Mr Keating will say: “The consequences of a successful attack on an MoD site within the UK hardly bears contemplation.

“Notwithstanding the potential – even likely – loss of life, an attack could mean the destruction, or rendering unserviceable, of weapons and assets needed by our armed forces, meaning military strategy and ability to protect our nation would be compromised.

“The financial cost of an attack, particularly on those assets with a high monetary value, could severely affect the department’s budgeting for years to come and impact on the wider public finances.

“The impact such an attack would have on the public confidence and their sense of security would be seismic.”

The Ministry of Defence Police guard military sites, assets including the Trident warheads, and personnel.

Mr Keating will say that, without the force, terrorists would be more easily able to spy on key sites in order to plot an attack.

Using police officers instead of soldiers – who do not have the authority to operate in civilian environments – to protect the sites means the ­military personnel are kept available for deployment, he will say.

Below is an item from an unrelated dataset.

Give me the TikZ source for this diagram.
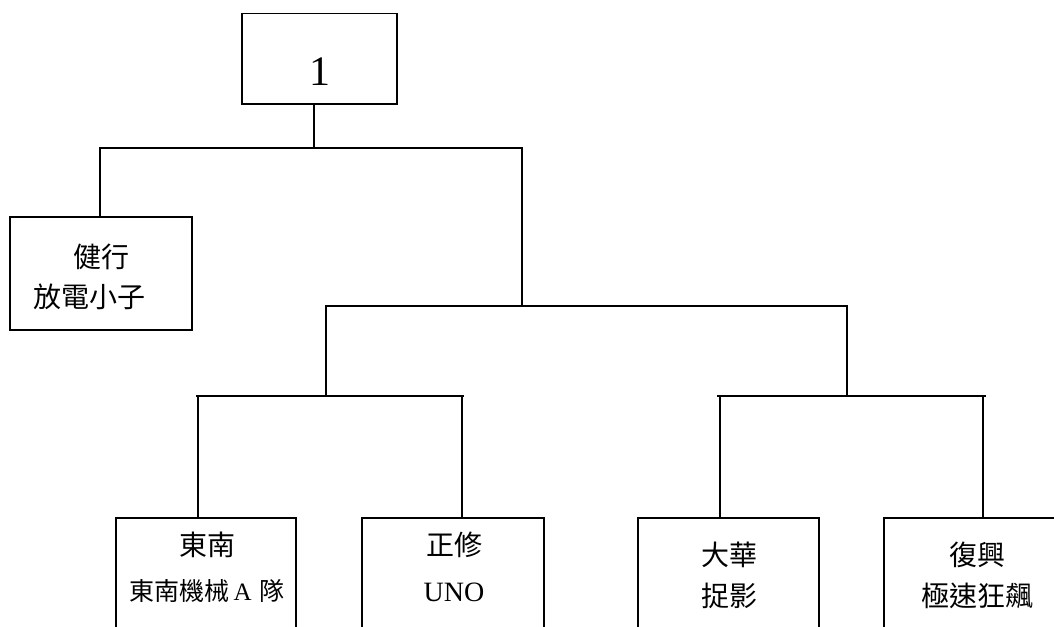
\documentclass[tikz,border=0pt]{standalone}
\usepackage{fontspec}
\setmainfont{Liberation Serif}
\newfontfamily\cjk{Noto Sans CJK TC}
\begin{document}
\begin{tikzpicture}[x=1pt,y=-1pt,
  lnk/.style={draw=black, line width=1.4pt},
  box/.style={draw=black, line width=1.5pt, inner sep=0pt, anchor=north west, fill=none},
  big/.style={inner sep=0pt, font=\cjk\fontsize{28}{28}\selectfont},
  small/.style={inner sep=0pt, font=\cjk\fontsize{25}{25}\selectfont}]
\useasboundingbox (0,0) rectangle (1054,626);
\fill[white] (0,0) rectangle (1054,626);
\clip (0,0) rectangle (1054,626);
% boxes
\node[box, minimum width=155pt, minimum height=90pt] (top) at (241,13) {};
\node[box, minimum width=182pt, minimum height=113pt] (jx) at (9,216) {};
\node[box, minimum width=180pt, minimum height=150pt] (dn) at (115,517) {};
\node[box, minimum width=182pt, minimum height=150pt] (zx) at (361,517) {};
\node[box, minimum width=181pt, minimum height=150pt] (dh) at (637,517) {};
\node[box, minimum width=190pt, minimum height=150pt] (fx) at (883,517) {};
% texts
\node[inner sep=0pt, font=\fontsize{42}{42}\selectfont] (t1) at (320,72) {1};
\node[big] (jx1) at (101,257) {健行};
\node[big] (jx2) at (89,297) {放電小子};
\node[big] (dn1) at (207,545) {東南};
\node[small] (dn2) at (207,591) {東南機械\,{\rmfamily A}\hspace{8pt}隊};
\node[big] (zx1) at (454,545) {正修};
\node[inner sep=0pt, font=\fontsize{28}{28}\selectfont] (zx2) at (454,592) {UNO};
\node[big] (dh1) at (729,555) {大華};
\node[big] (dh2) at (729,596) {捉影};
\node[big] (fx1) at (977,555) {復興};
\node[big] (fx2) at (977,596) {極速狂飆};
% junctions
\coordinate (a) at (314,148);
\coordinate (aL) at (100,148);
\coordinate (aR) at (522,148);
\coordinate (b) at (522,306);
\coordinate (bL) at (326,306);
\coordinate (bR) at (847,306);
\coordinate (cL) at (326,396);
\coordinate (cR) at (847,396);
\coordinate (cL1) at (196,396);
\coordinate (cL2) at (464,396);
\coordinate (cR1) at (717,396);
\coordinate (cR2) at (986,396);
% connectors
\draw[lnk] (a |- top.south) -- (a);
\draw[lnk] (aL |- jx.north) -- (aL) -- (aR) -- (b);
\draw[lnk] (cL) -- (bL) -- (bR) -- (cR);
\draw[lnk] (cL1) -- (cL2);
\draw[lnk] (cR1) -- (cR2);
\draw[lnk] (198,396) -- (198,517 |- dn.north);
\draw[lnk] (462,396) -- (462,517 |- zx.north);
\draw[lnk] (720,396) -- (720,517 |- dh.north);
\draw[lnk] (983,396) -- (983,517 |- fx.north);
\end{tikzpicture}
\end{document}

Mr Keating will add: “Officers – who are expected to risk their lives in protection of the nation – feel utterly unwanted and devalued.

“I can say, unequivocally, that the morale within the Ministry of Defence Police is lower than I have ever seen it, and lower than I am aware that it has ever been.”

A Ministry of Defence spokeswoman said the department would never make changes to security arrangements that would put the safety of staff and assets at risk.

She added: “The MoD Police has enough resources to meet its operational requirements. The number of officers has increased over the last five years and we will employ a further 200 officers in the near future. The MoD Police does vital work to protect key sites around the UK.”